→ **What the exercise asks**
What number of lines contain the word "this"? Reply with the number and nothing else.

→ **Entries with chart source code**
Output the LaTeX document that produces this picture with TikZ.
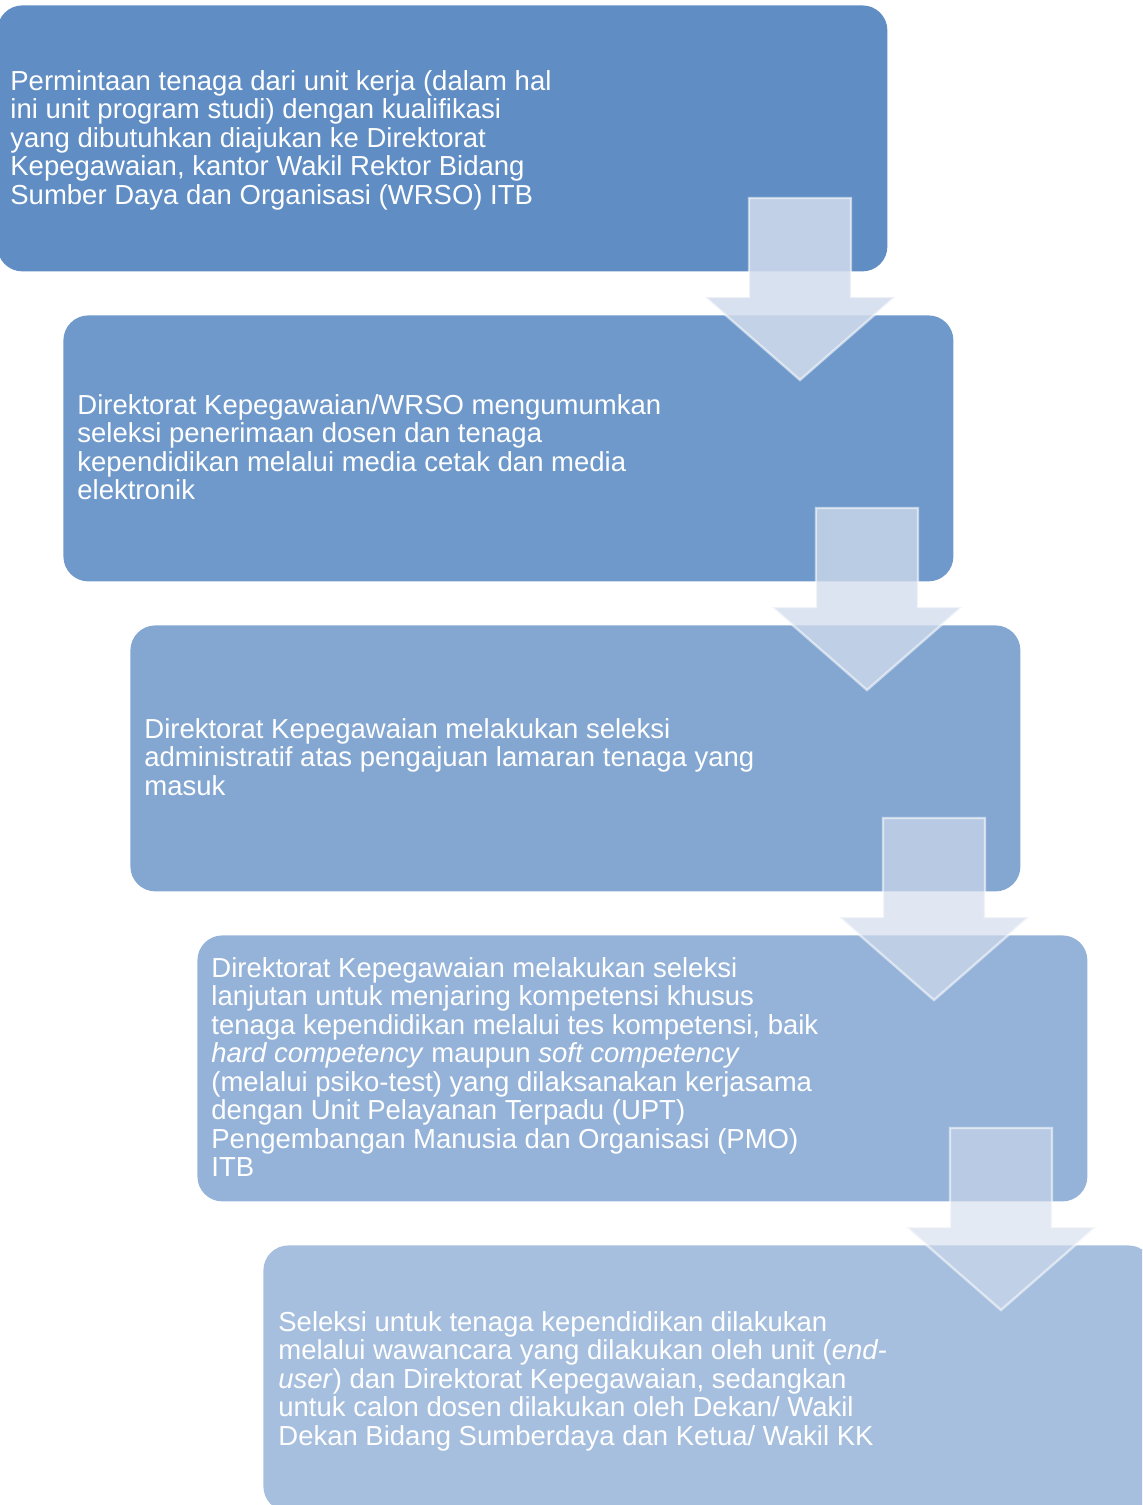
\documentclass[tikz,border=0pt]{standalone}
\usepackage{fontspec}
\setmainfont{Liberation Sans}
\definecolor{bA}{RGB}{95,141,196}
\definecolor{bB}{RGB}{111,153,203}
\definecolor{bC}{RGB}{132,167,210}
\definecolor{bD}{RGB}{149,179,217}
\definecolor{bE}{RGB}{167,191,222}
\definecolor{arrowcol}{RGB}{210,220,236}
\begin{document}
\begin{tikzpicture}[x=0.5pt,y=-0.5pt,
  stage/.style={fill=#1, draw=none, rounded corners=12.5pt, anchor=north west,
    minimum width=445pt, minimum height=133pt, inner sep=0pt},
  stagetext/.style={anchor=base west, inner sep=0pt, text=white},
  arrowfill/.style={fill=arrowcol, fill opacity=#1, draw=white, draw opacity=0.55, line width=1.2pt, line join=miter},
  darrow/.pic={\path[arrowfill=\pgfkeysvalueof{/tikz/arrowalpha}] (-51,0) -- (51,0) -- (51,99) -- (95,99) -- (0,182) -- (-95,99) -- (-51,99) -- cycle;},
  arrowalpha/.initial=0.75
]
\useasboundingbox (0,0) rectangle (1142,1505);
\clip (0,0) rectangle (1142,1505);
\newcommand{\stagebody}[1]{\parbox[t]{440pt}{\fontsize{13.75pt}{14.25pt}\selectfont\raggedright #1}}

\node[stage=bA] (b1) at (-3,5) {};
\node[stage=bB] (b2) at (63,315) {};
\node[stage=bC] (b3) at (130,625) {};
\node[stage=bD] (b4) at (197,935) {};
\node[stage=bE] (b5) at (263,1245) {};

\pic[arrowalpha=0.86] (a1) at (800,198) {darrow};
\pic[arrowalpha=0.76] (a2) at (867,508) {darrow};
\pic[arrowalpha=0.68] (a3) at (934,818) {darrow};
\pic[arrowalpha=0.60] (a4) at (1001,1128) {darrow};

\node[stagetext] (t1) at (10,90) {\stagebody{Permintaan tenaga dari unit kerja (dalam hal\\
ini unit program studi) dengan kualifikasi\\
yang dibutuhkan diajukan ke Direktorat\\
Kepegawaian, kantor Wakil Rektor Bidang\\
Sumber Daya dan Organisasi (WRSO) ITB}};

\node[stagetext] (t2) at (77,414) {\stagebody{Direktorat Kepegawaian/WRSO mengumumkan\\
seleksi penerimaan dosen dan tenaga\\
kependidikan melalui media cetak dan media\\
elektronik}};

\node[stagetext] (t3) at (144,738) {\stagebody{Direktorat Kepegawaian melakukan seleksi\\
administratif atas pengajuan lamaran tenaga yang\\
masuk}};

\node[stagetext] (t4) at (211,977) {\stagebody{Direktorat Kepegawaian melakukan seleksi\\
lanjutan untuk menjaring kompetensi khusus\\
tenaga kependidikan melalui tes kompetensi, baik\\
\textit{hard competency} maupun \textit{soft competency}\\
(melalui psiko-test) yang dilaksanakan kerjasama\\
dengan Unit Pelayanan Terpadu (UPT)\\
Pengembangan Manusia dan Organisasi (PMO)\\
ITB}};

\node[stagetext] (t5) at (278,1331) {\stagebody{Seleksi untuk tenaga kependidikan dilakukan\\
melalui wawancara yang dilakukan oleh unit (\textit{end-}\\
\textit{user}) dan Direktorat Kepegawaian, sedangkan\\
untuk calon dosen dilakukan oleh Dekan/ Wakil\\
Dekan Bidang Sumberdaya dan Ketua/ Wakil KK}};
\end{tikzpicture}
\end{document}
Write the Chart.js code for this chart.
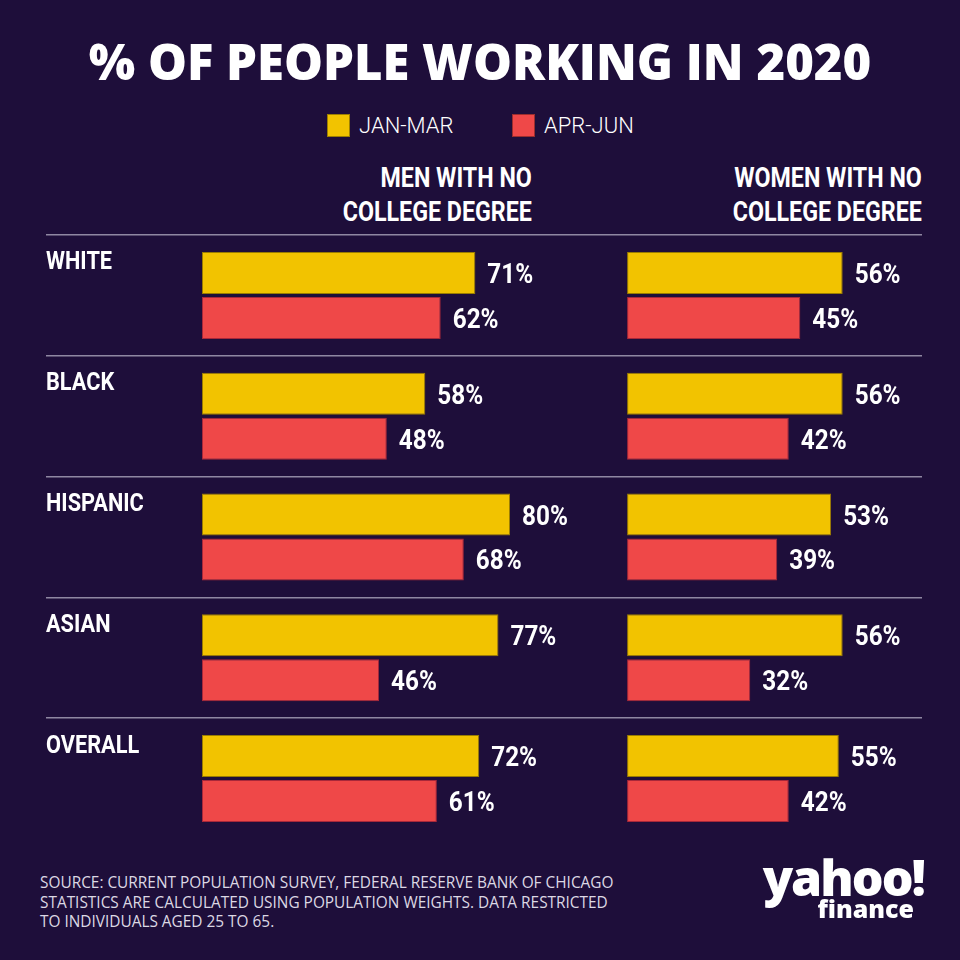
<!DOCTYPE html>
<html>
<head>
<meta charset="utf-8">
<script src="https://cdn.jsdelivr.net/npm/chart.js@4.4.1/dist/chart.umd.min.js"></script>
<style>
  body { margin: 0; width: 960px; height: 960px; background: #1e0e3a; position: relative; overflow: hidden; color: #fff; font-family: Roboto, sans-serif; }
  #title { position: absolute; top: 28px; left: 0; width: 960px; text-align: center; font: 800 49px "Open Sans", sans-serif; }
  .item { position: absolute; top: 114px; display: flex; align-items: center; font-size: 22px; font-weight: 300; height: 23px; }
  .item .sw { width: 23px; height: 23px; margin-right: 9px; box-sizing: border-box; border: 1px solid rgba(0,0,0,0.35); }
  .head { position: absolute; top: 161px; text-align: right; font-weight: bold; font-size: 27px; line-height: 34px; transform: scaleX(0.86); transform-origin: right top; white-space: nowrap; }
  #menHead { right: 428px; }
  #womenHead { right: 38px; }
  canvas { position: absolute; top: 225px; left: 0; }
  #source { position: absolute; top: 873px; left: 40px; font: 15.4px "Open Sans", sans-serif; line-height: 19.5px; color: #dcd8e4; white-space: nowrap; }
  #logo { position: absolute; top: 852px; left: 752px; width: 172px; text-align: right; font-family: "Open Sans", sans-serif; font-weight: 800; line-height: 1; }
  #logo .y { font-size: 50px; letter-spacing: -2px; }
  #logo .f { font-size: 25px; margin-top: -6px; margin-right: 10px; }
</style>
</head>
<body>
<div id="title">% OF PEOPLE WORKING IN 2020</div>
<div id="legend"></div>
<div class="head" id="menHead">MEN WITH NO<br>COLLEGE DEGREE</div>
<div class="head" id="womenHead">WOMEN WITH NO<br>COLLEGE DEGREE</div>
<canvas id="chart" width="960" height="624"></canvas>
<div id="source">SOURCE: CURRENT POPULATION SURVEY, FEDERAL RESERVE BANK OF CHICAGO<br>STATISTICS ARE CALCULATED USING POPULATION WEIGHTS. DATA RESTRICTED<br>TO INDIVIDUALS AGED 25 TO 65.</div>
<div id="logo"><div class="y">yahoo!</div><div class="f">finance</div></div>
<script>
const groups = ["WHITE", "BLACK", "HISPANIC", "ASIAN", "OVERALL"];
const periods = ["JAN-MAR", "APR-JUN"];
const menJanMar = [71, 58, 80, 77, 72];
const menAprJun = [62, 48, 68, 46, 61];
const womenJanMar = [56, 56, 53, 56, 55];
const womenAprJun = [45, 42, 39, 32, 42];

const yellow = "#f2c300";
const red = "#ef4848";

// legend
const legend = document.getElementById("legend");
[yellow, red].forEach((c, i) => {
  const item = document.createElement("div");
  item.className = "item";
  item.style.left = i === 0 ? "327px" : "512px";
  item.innerHTML = `<span class="sw" style="background:${c}"></span>${periods[i]}`;
  legend.appendChild(item);
});

// draw condensed text: no narrow font installed, so squeeze Roboto
function squeezed(ctx, text, x, y, sx) {
  ctx.save();
  ctx.translate(x, y);
  ctx.scale(sx, 1);
  ctx.fillText(text, 0, 0);
  ctx.restore();
}

const rowLabels = {
  id: "rowLabels",
  afterDraw(chart) {
    const { ctx } = chart;
    const yScale = chart.scales.y;
    ctx.save();
    ctx.font = "bold 26.5px Roboto";
    ctx.fillStyle = "#fff";
    ctx.textBaseline = "alphabetic";
    groups.forEach((g, i) => {
      squeezed(ctx, g, yScale.left, yScale.getPixelForValue(i) - 26, 0.82);
    });
    ctx.restore();
  },
};

const valueLabels = {
  id: "valueLabels",
  afterDatasetsDraw(chart) {
    const { ctx } = chart;
    ctx.save();
    ctx.font = "bold 27px Roboto";
    ctx.fillStyle = "#fff";
    ctx.textBaseline = "alphabetic";
    chart.data.datasets.forEach((ds, i) => {
      chart.getDatasetMeta(i).data.forEach((bar, j) => {
        squeezed(ctx, ds.data[j] + "%", bar.x + 12, bar.y + 10, 0.9);
      });
    });
    ctx.restore();
  },
};

const bar = (data, color, border, stack, xAxisID) => ({
  data,
  backgroundColor: color,
  borderColor: border,
  borderWidth: 1,
  borderSkipped: false,
  stack,
  xAxisID,
  categoryPercentage: 0.745,
  barPercentage: 0.933,
});

new Chart(document.getElementById("chart"), {
  type: "bar",
  data: {
    labels: groups,
    datasets: [
      bar(menJanMar, yellow, "#9a7c00", "jan", "x"),
      bar(menAprJun, red, "#a8283a", "apr", "x"),
      bar(womenJanMar, yellow, "#9a7c00", "jan", "x2"),
      bar(womenAprJun, red, "#a8283a", "apr", "x2"),
    ],
  },
  options: {
    indexAxis: "y",
    responsive: false,
    animation: false,
    layout: { padding: { left: 46, right: 38, top: 10, bottom: 10 } },
    plugins: { legend: { display: false }, tooltip: { enabled: false } },
    scales: {
      y: {
        afterFit: (s) => { s.width = 156; },
        border: { display: false },
        grid: {
          offset: true,
          lineWidth: 1.5,
          tickLength: 156,
          color: (c) => (c.type === "tick" ? "#8f87a2" : "transparent"),
        },
        ticks: { display: false },
      },
      // men: 0% sits at the chart's left edge
      x: { display: false, stacked: false, min: 0, max: 187 },
      // women: 0% sits 110 units to the right
      x2: { display: false, stacked: false, min: -110.4, max: 76.6 },
    },
  },
  plugins: [valueLabels, rowLabels],
});
</script>
</body>
</html>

→ **Result below**
2